A virtual friend on Facebook wrote that recently she's been feeling like it's 10 or 11 at night when it's only 6 or 7. Lately, I've been feeling the same way too.
Call it the coronavirus lockdown. Call it retirement. Call it a combination of coronavirus lockdown and retirement, but my circadean rhythms are completely out of whack.
Just last month, I found it impossible to go to sleep before 1 a.m., and some nights found me up until 3 or 4 a.m. Lately, I can't stay awake past 9:00 p.m., and have fallen asleep in front of the television or at my PC regardless of how compelling the entertainment has been.

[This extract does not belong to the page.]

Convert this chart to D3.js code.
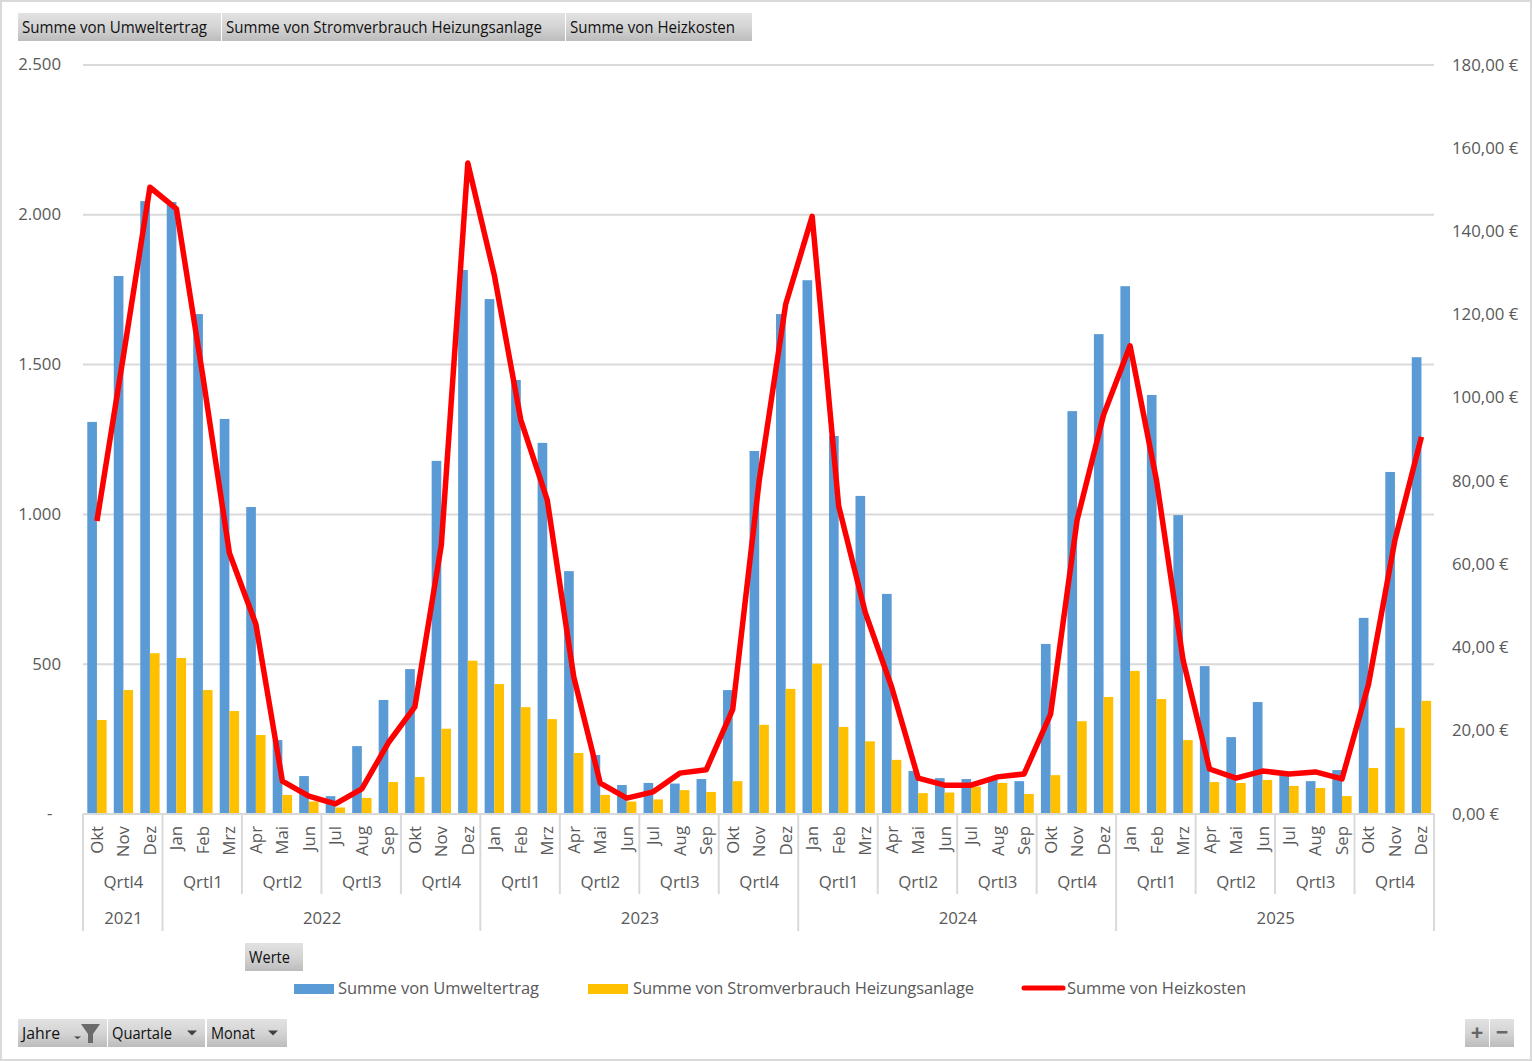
<!DOCTYPE html>
<html>
<head>
<meta charset="utf-8">
<script src="https://cdn.jsdelivr.net/npm/d3@7"></script>
<style>
  html, body { margin: 0; padding: 0; background: #fff; }
  text { font-family: "Open Sans", "Noto Sans", sans-serif; fill: #595959; }
  .btn text { font-family: "Open Sans", "Noto Sans", sans-serif; fill: #111; font-size: 17px; }
  .domain { display: none; }
</style>
</head>
<body>
<svg id="chart" width="1532" height="1061"></svg>
<script>
// values
var months = ["Okt","Nov","Dez",
  "Jan","Feb","Mrz","Apr","Mai","Jun","Jul","Aug","Sep","Okt","Nov","Dez",
  "Jan","Feb","Mrz","Apr","Mai","Jun","Jul","Aug","Sep","Okt","Nov","Dez",
  "Jan","Feb","Mrz","Apr","Mai","Jun","Jul","Aug","Sep","Okt","Nov","Dez",
  "Jan","Feb","Mrz","Apr","Mai","Jun","Jul","Aug","Sep","Okt","Nov","Dez"];
var quarterNames = ["Qrtl4","Qrtl1","Qrtl2","Qrtl3","Qrtl4","Qrtl1","Qrtl2","Qrtl3","Qrtl4","Qrtl1","Qrtl2","Qrtl3","Qrtl4","Qrtl1","Qrtl2","Qrtl3","Qrtl4"];
var yearNames = ["2021","2022","2023","2024","2025"];
var yearLengths = [3,12,12,12,12];

var umweltertrag = [1307,1794,2044,
  2041,1667,1317,1023,245,125,58,225,379,482,1177,1814,
  1717,1447,1237,809,195,95,102,100,115,412,1210,1667,
  1780,1260,1060,733,142,118,115,112,108,566,1343,1600,
  1760,1397,996,492,255,372,128,108,145,653,1140,1523];
var stromverbrauch = [312,412,535,
  519,412,342,262,62,40,20,52,105,122,283,510,
  432,355,315,202,62,40,47,78,72,108,296,416,
  500,289,241,179,68,70,90,102,65,128,308,389,
  476,382,245,105,102,112,92,85,58,152,286,376];
var heizkosten = [70.3,110,150.5,
  145.3,105,62.6,45.5,7.8,4.2,2.3,5.9,17,25.6,64.5,156.3,
  129.4,94.6,75.3,32.8,7.3,3.7,5.2,9.7,10.5,25,80,122.4,
  143.5,73.9,48.4,30.4,8.5,6.8,6.8,8.8,9.5,23.9,70.5,95.8,
  112.4,80,36.9,10.7,8.5,10.2,9.5,10,8.3,31,65.7,90.5];

var leftTicks = [0,500,1000,1500,2000,2500];
var rightTicks = [0,20,40,60,80,100,120,140,160,180];
var seriesNames = ["Summe von Umweltertrag","Summe von Stromverbrauch Heizungsanlage","Summe von Heizkosten"];
var colors = ["#5b9bd5","#ffc000","#ff0000"];

var svg = d3.select("#chart");
var left = 83, right = 1434, top_ = 64.5, bottom = 813.5;
var labelSize = "16.8px";

var de = d3.formatLocale({decimal: ",", thousands: ".", grouping: [3], currency: ["", "\u00a0€"]});

// frame
svg.append("rect").attr("x",1).attr("y",1).attr("width",1530).attr("height",1059)
  .attr("fill","#fff").attr("stroke","#d9d9d9").attr("stroke-width",2);

var defs = svg.append("defs");
var grad = defs.append("linearGradient").attr("id","btnGrad").attr("x1",0).attr("x2",0).attr("y1",0).attr("y2",1);
grad.append("stop").attr("offset","0").attr("stop-color","#e2e2e2");
grad.append("stop").attr("offset","0.5").attr("stop-color","#d4d4d4");
grad.append("stop").attr("offset","1").attr("stop-color","#bcbcbc");

// scales
var x = d3.scaleBand().domain(d3.range(months.length)).range([left+0.7,right+0.7]).paddingInner(0.27).paddingOuter(0.135);
var xSub = d3.scaleBand().domain([0,1]).range([0,x.bandwidth()]);
var yL = d3.scaleLinear().domain([0,2500]).range([bottom,top_]);
var yR = d3.scaleLinear().domain([0,180]).range([bottom,top_]);

// gridlines + left axis
var gL = svg.append("g").attr("transform","translate("+left+",0)")
  .call(d3.axisLeft(yL).tickValues(leftTicks).tickSize(-(right-left)).tickPadding(22)
    .tickFormat(function(d){ return d === 0 ? "-\u00a0\u00a0" : de.format(",d")(d); }));
gL.selectAll("line").attr("stroke","#d9d9d9").attr("stroke-width",2);
gL.selectAll("text").style("font-size",labelSize).attr("dy","0.32em");

// right axis
var gR = svg.append("g").attr("transform","translate("+right+",0)")
  .call(d3.axisRight(yR).tickValues(rightTicks).tickSize(0).tickPadding(18)
    .tickFormat(function(d){ return de.format(",.2f")(d) + "\u00a0€"; }));
gR.selectAll("text").style("font-size",labelSize).attr("dy","0.33em");

// bars
svg.append("g").selectAll("rect").data(umweltertrag).join("rect")
  .attr("x",function(d,i){ return x(i)+xSub(0); })
  .attr("y",function(d){ return yL(d); })
  .attr("width",xSub.bandwidth())
  .attr("height",function(d){ return yL(0)-yL(d); })
  .attr("fill",colors[0]);
svg.append("g").selectAll("rect").data(stromverbrauch).join("rect")
  .attr("x",function(d,i){ return x(i)+xSub(1); })
  .attr("y",function(d){ return yL(d); })
  .attr("width",xSub.bandwidth())
  .attr("height",function(d){ return yL(0)-yL(d); })
  .attr("fill",colors[1]);

// line
var line = d3.line()
  .x(function(d,i){ return x(i)+x.bandwidth()/2; })
  .y(function(d){ return yR(d); });
svg.append("path").datum(heizkosten).attr("d",line)
  .attr("fill","none").attr("stroke",colors[2]).attr("stroke-width",5.5).attr("stroke-linejoin","round");

// category axis, three levels
var step = x.step();
function edge(i){ return left + i*step; }
var axisLevels = svg.append("g").attr("class","levels");
axisLevels.append("line").attr("x1",left).attr("x2",right).attr("y1",bottom+0.5).attr("y2",bottom+0.5)
  .attr("stroke","#d9d9d9").attr("stroke-width",2);

svg.append("g").selectAll("text").data(months).join("text")
  .attr("transform",function(d,i){ return "translate("+(x(i)+x.bandwidth()/2+6)+",826) rotate(-90)"; })
  .attr("text-anchor","end").style("font-size",labelSize)
  .text(function(d){ return d; });

// quarters
quarterNames.forEach(function(q,i){
  var a = edge(i*3), b = edge((i+1)*3);
  axisLevels.append("line").attr("x1",a).attr("x2",a).attr("y1",bottom).attr("y2",894)
    .attr("stroke","#d9d9d9").attr("stroke-width",2);
  axisLevels.append("text").attr("x",(a+b)/2+0.7).attr("y",888).attr("text-anchor","middle")
    .style("font-size",labelSize).text(q);
});
axisLevels.append("line").attr("x1",right).attr("x2",right).attr("y1",bottom).attr("y2",931)
  .attr("stroke","#d9d9d9").attr("stroke-width",2);

var pos = 0;
yearNames.forEach(function(y,i){
  var a = edge(pos), b = edge(pos+yearLengths[i]);
  axisLevels.append("line").attr("x1",a).attr("x2",a).attr("y1",894).attr("y2",931)
    .attr("stroke","#d9d9d9").attr("stroke-width",2);
  axisLevels.append("text").attr("x",(a+b)/2+0.7).attr("y",924).attr("text-anchor","middle")
    .style("font-size",labelSize).text(y);
  pos += yearLengths[i];
});

// legend
var legend = svg.append("g");
legend.append("rect").attr("x",294).attr("y",984).attr("width",40).attr("height",10).attr("fill",colors[0]);
legend.append("rect").attr("x",588).attr("y",984).attr("width",40).attr("height",10).attr("fill",colors[1]);
legend.append("line").attr("x1",1024).attr("x2",1063).attr("y1",988).attr("y2",988)
  .attr("stroke",colors[2]).attr("stroke-width",5).attr("stroke-linecap","round");
[[338,201],[633,341],[1067,179]].forEach(function(p,i){
  legend.append("text").attr("x",p[0]).attr("y",994).style("font-size","16.5px")
    .attr("textLength",p[1]).text(seriesNames[i]);
});

// pivot buttons
function button(x0,x1,y0,label,textW){
  var g = svg.append("g").attr("class","btn");
  g.append("rect").attr("x",x0).attr("y",y0).attr("width",x1-x0).attr("height",28).attr("fill","url(#btnGrad)");
  if (label) g.append("text").attr("x",x0+4).attr("y",y0+20)
    .attr("textLength",textW).attr("lengthAdjust","spacingAndGlyphs").text(label);
  return g;
}
function arrow(cx,cy){
  svg.append("path").attr("d",d3.line()([[cx-5,cy-2.5],[cx+5,cy-2.5],[cx,cy+2.5]])+"Z").attr("fill","#404040");
}
button(18,221,13,seriesNames[0],185);
button(222,565,13,seriesNames[1],316);
button(566,752,13,seriesNames[2],165);
button(245,303,943,"Werte",41);
button(18,107,1019,"Jahre",38);
button(108,205,1019,"Quartale",60);
button(207,287,1019,"Monat",44);
button(1465,1489,1019,null);
button(1490,1514,1019,null);
arrow(192,1033); arrow(273,1033);
svg.append("path").attr("d",d3.line()([[74,1036.5],[81,1036.5],[77.5,1039]])+"Z").attr("fill","#404040");
// funnel
svg.append("path").attr("d",d3.line()([[81,1024],[100,1024],[93,1034],[93,1043],[88,1043],[88,1034]])+"Z").attr("fill","#6b6b6b");
// zoom glyphs
svg.append("text").attr("x",1477).attr("y",1040).attr("text-anchor","middle")
  .style("font-size","22px").style("font-weight","bold").style("fill","#666").text("+");
svg.append("text").attr("x",1502).attr("y",1040).attr("text-anchor","middle")
  .style("font-size","22px").style("font-weight","bold").style("fill","#666").text("\u2212");
</script>
</body>
</html>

And then I wake up after only two or three hours and can't go back to sleep at all. I've tried to make the best of it and have gotten some quality reading time in between the hours of 4:00 and 7:00 a.m. Lately, those have been my most lucid hours. But for most of the daylight-time day, I've been a groggy mess, running on only three of four hours of sleep, napping three or four times a day but never getting any real rest. For the past few weeks, my average waking time has been around 5:30 a.m., but as recently as last October, it was closer to 10:00.
Insomnia: you're never fully asleep and you're never fully awake.
I've tried to make the best of it and just go with the flow. What difference does it make at what hours I sleep and at what hours I'm awake, as long as I'm getting enough hours of sleep somewhere in there? I can be a night owl one month and a morning lark the next. But in practice, my body gets confused, and wants to stay awake when I'm trying to sleep and tries to go to sleep when I intend to be awake.
So last night, when I found myself nodding out at 10:00 p.m., I went to bed and was fast asleep by 11:00. Although I fully expected to awaken again after only a couple of hours, I was delighted that the next thing I heard was the radio alarm going off at 7:00 a.m. Eight hours of uninterrupted sleep! I felt like a new man all day.
Is this the start of a new sleep cycle? Can I repeat last night's results this evening? Or will my well-rested brain wake itself up in the middle of the night and refuse to quiet down again? Oh sweet mysteries of Morpheus. When will you next take me into your embrace, and when will you next cast me asunder?